Furthermore – and not because I want to be fair to the French but because I want to make a point – if we go back a few short years, a large number of MPs, constituting the rump of the British Parliament, were caught inflating their expenses, claiming for such necessities as the cleaning of a moat.
For the life of me, I cannot understand why intelligent, educated people in their millions are still shocked by these antics. There are simply too many of these good people to assume that they are the same poor souls who still believe in Santa Claus and saunter down to the lily pond at the end of the garden on a summer’s evening to dance with the fairies.

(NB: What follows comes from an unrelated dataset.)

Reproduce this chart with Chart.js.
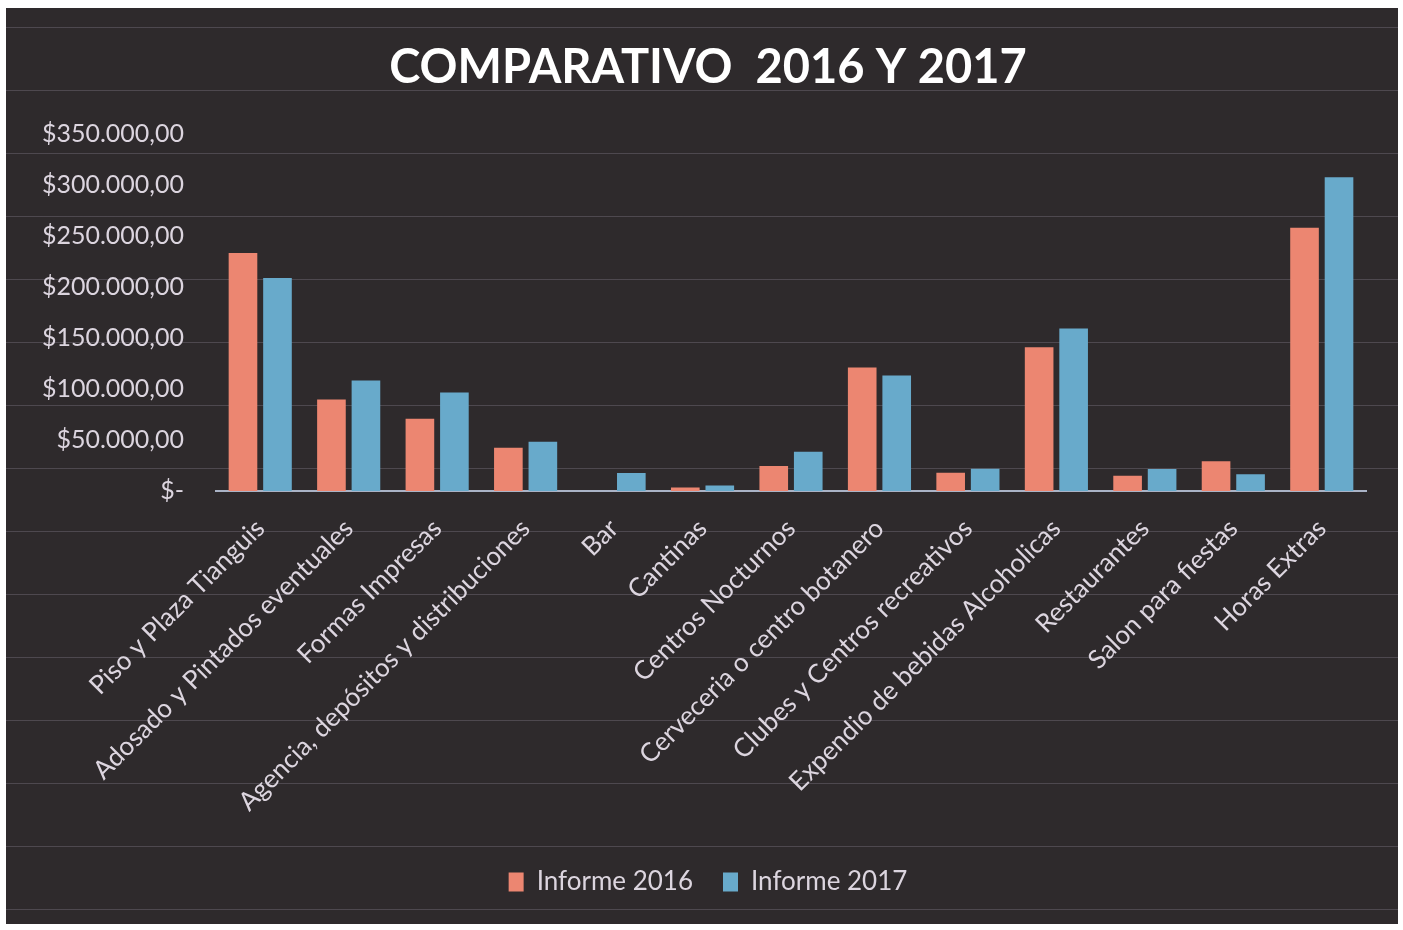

All this is not a cue for the God Squad to jump up and start lecturing on the debilitating effect on morality of an increasingly secular society. They might like to reflect on the state of organized religion which has, itself, not been having a very good press lately. Moreover, a recent book by primatologist Frans de Waal has shown that chimpanzees display considerable moral behaviour in terms of looking after the infirm, the old and the orphaned – which should wipe any remaining smug smile off the face of the average, intellectually stunted Holy Joe.
Anyone who can see past the Evangelist standing on the doorstep trying to sell human salvation – in fact, anybody who gets around to reading the older part of the Bible he is trying to peddle – should realize that immorality is here to stay. Instead of being surprised by it – society should legislate for, and strictly enforce, the bits that cause the most angst.

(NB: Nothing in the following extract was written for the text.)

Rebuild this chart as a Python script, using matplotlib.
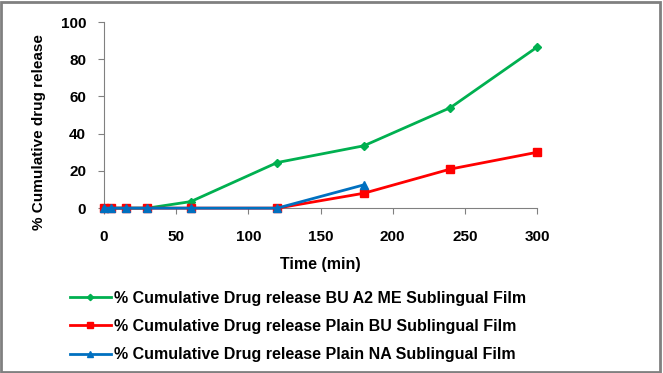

A few months ago I wrote about a British Parliamentary broadside against Amazon, Google and Starbucks who, it was contended by British lawmakers (in between consultations with the moat cleaner), were not paying enough tax. Committee Chairman Margaret Hodge accused them of being immoral rather than illegal. This was balderdash. Apart from the fact that a company cannot be moral, intelligent or humorous because it is just a number in a government registry – how are company managers to know who the god, or gods, it is that they are required to serve – shareholders, host country government , home country government or customers?
And, while we are at it, what defines Morality in the modern Global Village? Perhaps it was prescient that the only typo ever recorded in the official King James Bible was in the 1631 edition where the 7th Commandment was rendered as “Thou shalt commit adultery”. In those days, if you committed adultery it could cost you your life (and if you committed adultery with the wife of the heir to the throne, you watched yourself being chopped up first). Nowadays, it just costs you your house and car.

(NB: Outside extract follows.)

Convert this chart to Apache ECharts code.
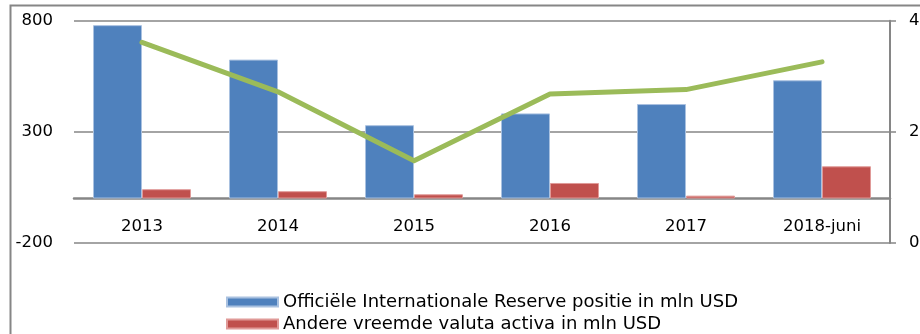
<!DOCTYPE html>
<html>
<head>
<meta charset="utf-8">
<script src="https://cdn.jsdelivr.net/npm/echarts@6/dist/echarts.min.js"></script>
<style>
  html, body { margin: 0; padding: 0; background: #ffffff; }
  #chart { width: 920px; height: 334px; }
</style>
</head>
<body>
<div id="chart"></div>
<script>
// Categories and series values
const categories = ['2013', '2014', '2015', '2016', '2017', '2018-juni'];
const reserveValues = [780, 625, 330, 383, 425, 532];
const otherAssetValues = [42, 33, 19, 70, 13, 145];
const importCoverValues = [3.61, 2.72, 1.48, 2.68, 2.76, 3.26];

const leftTicks = { min: -200, max: 800, interval: 500 };
const rightTicks = { min: 0, max: 4, interval: 2 };

const seriesNames = [
  'Officiële Internationale Reserve positie in mln USD',
  'Andere vreemde valuta activa in mln USD',
  'Importdekking'
];

const FONT = 'DejaVu Sans';
const GREY = '#868686';

// one legend block per bar series, stacked vertically
const legendStyle = (name, top) => ({
  data: [name],
  orient: 'vertical',
  left: 221,
  top: top,
  itemWidth: 51,
  itemHeight: 9,
  icon: 'rect',
  textStyle: { fontFamily: FONT, fontSize: 18, color: '#000000' }
});

const chart = echarts.init(document.getElementById('chart'), null, { renderer: 'canvas' });

chart.setOption({
  animation: false,
  backgroundColor: '#ffffff',
  textStyle: { fontFamily: FONT, color: '#000000' },
  graphic: [
    {
      type: 'rect',
      shape: { x: 10.5, y: 5.5, width: 940, height: 360 },
      style: { fill: 'none', stroke: GREY, lineWidth: 2 },
      silent: true,
      z: -1
    }
  ],
  grid: { left: 74, right: 30, top: 20.7, bottom: 91, containLabel: false, outerBoundsMode: 'none' },
  legend: [
    legendStyle(seriesNames[0], 288),
    legendStyle(seriesNames[1], 310)
  ],
  xAxis: {
    type: 'category',
    data: categories,
    axisLine: { show: true, onZero: true, onZeroAxisIndex: 0, lineStyle: { color: GREY, width: 2.5 } },
    axisTick: { show: false },
    axisLabel: { fontFamily: FONT, fontSize: 16.5, color: '#000000', margin: -25 },
    splitLine: { show: false }
  },
  yAxis: [
    {
      type: 'value',
      min: leftTicks.min,
      max: leftTicks.max,
      interval: leftTicks.interval,
      axisLine: { show: false },
      axisTick: { show: false },
      axisLabel: { fontFamily: FONT, fontSize: 16.5, color: '#000000', margin: 21 },
      splitLine: { show: true, lineStyle: { color: GREY, width: 1.5 } }
    },
    {
      type: 'value',
      position: 'right',
      min: rightTicks.min,
      max: rightTicks.max,
      interval: rightTicks.interval,
      axisLine: { show: true, lineStyle: { color: GREY, width: 2 } },
      axisTick: { show: true, inside: false, length: 6, lineStyle: { color: GREY, width: 1.5 } },
      axisLabel: { fontFamily: FONT, fontSize: 16.5, color: '#000000', margin: 19 },
      splitLine: { show: false }
    }
  ],
  series: [
    {
      name: seriesNames[0],
      type: 'bar',
      yAxisIndex: 0,
      data: reserveValues,
      barWidth: 49,
      barGap: '0%',
      itemStyle: { color: '#4F81BD', borderColor: '#a9c1e0', borderWidth: 1 },
      z: 2
    },
    {
      name: seriesNames[1],
      type: 'bar',
      yAxisIndex: 0,
      data: otherAssetValues,
      barWidth: 49,
      barGap: '0%',
      itemStyle: { color: '#C0504D', borderColor: '#e09a98', borderWidth: 1 },
      z: 2
    },
    {
      name: seriesNames[2],
      type: 'line',
      yAxisIndex: 1,
      data: importCoverValues,
      showSymbol: false,
      symbol: 'none',
      lineStyle: { color: '#9BBB59', width: 5, cap: 'round', join: 'round' },
      itemStyle: { color: '#9BBB59' },
      z: 5
    }
  ]
});
</script>
</body>
</html>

As the sun began to set on the last century, I spent a few months working in Manhattan. On my first day in the apartment on 34th and 2nd the concierge caught me on the way out. “Mista Fisher, you gotta separate yer garbage. It’s de law Mista Fisher, it’s de law”. I, of course, proceeded to do exactly what he said for the entire two months. Why? Was it because, I had a Green epiphany and considered it morally reprehensible to put recyclable and non-recyclable rubbish in the same bin (sorry, “can”)? You kiddin’, or somethin’? There were two reasons: I thought that, if I got caught 3 times putting the washed out remains of the Drip Brew filter with the empty Ding Dong packets I would get life without parole; and the concierge talked and looked like Jimmy Cagney so I wasn’t taking any chances so close to the East River.
FDR was wrong when he announced at his first inauguration that “all we have to fear is fear itself”. With all the progress in the world, when it comes to enforcing the law, there is no substitute for fear. Maybe they should bring back the Rack. It might not deter corrupt high-flyers much, but it would satisfy the moral majority’s primitive urge for revenge.